Saturday, March 2, 2013

Classification and Trinitarianism

If we were to construct a Porphyrian tree, we would begin with the denotative list of all possible subjects and then, by naming in descending order of scope various genera in which we are interested, narrow this list to find individuals or species which fit our criteria. In the case of the Trinity, this process might look as follows:

Being: {personal, impersonal}
Personal: {divine, angelic, demonic, human}
Divine: {Father, Son, Spirit}

Insofar as the Father, Son, and Spirit are acknowledged by all Trinitarians to be three distinct persons, it is remarkable that some resist the inference that when we speak of the Trinity, we also speak of three distinct beings or divinities. Why is this the case? The Trinity are as much concrete members of these classes as they are of the class of persons. 

I suppose that in the case of "being," there may be an equivocation - for what some think "being" means might be something other than "the denotative list of all possible subjects," in which case they would have to specify just what they think it does refer to - but clearly there are three distinct members of the genus "divine." I can only think that the rejection of three divinities would be because so many [monotheistic] Trinitarians equate the concept of being "divine" with being "God" without any means of avoiding the implication of tritheism. But this is just special pleading.

3 comments:

徐马可 said...

Ryan,

Great post!

From my exchange with my former Pastor, a very learned gentleman, in the context of Trinitarian theology, being is the English word for the Greek "ousia". Why in our understanding, being is the proper translation of the Greek word, subsistence.
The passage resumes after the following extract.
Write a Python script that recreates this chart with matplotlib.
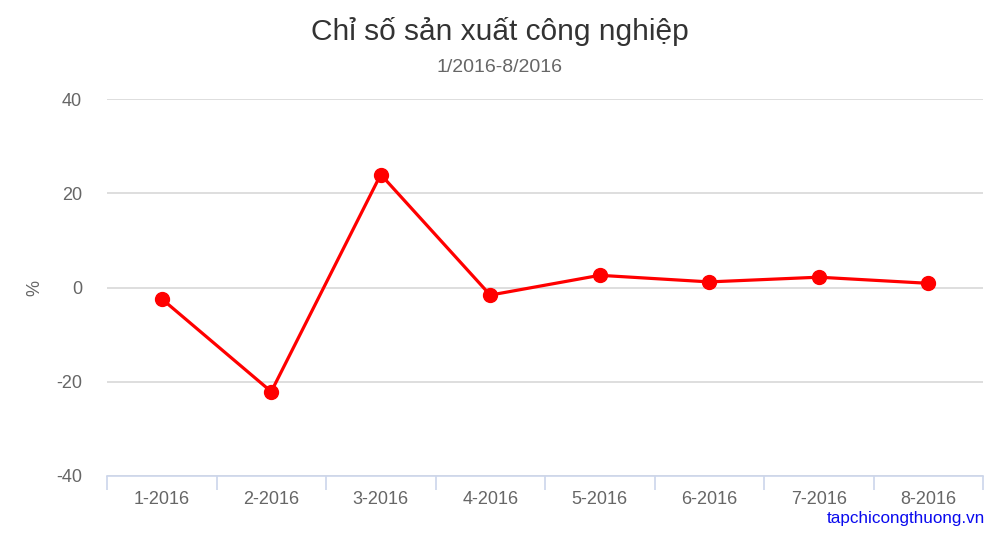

The same goes with the definition of person, in our case, we take it to be simply an intellectual being. But in their case, as you know stands for a special "attribute" of the one essence.

Patrick McWilliams said...

This is why Clark rejected the meaningless word "being."

Ryan said...

Connotatively, yes. Denotatively, no. Surely it is useful to know that two subjects are or aren't numerically united, and an easy way to express whether or not this is the case is by stating whether one being or two beings are in view.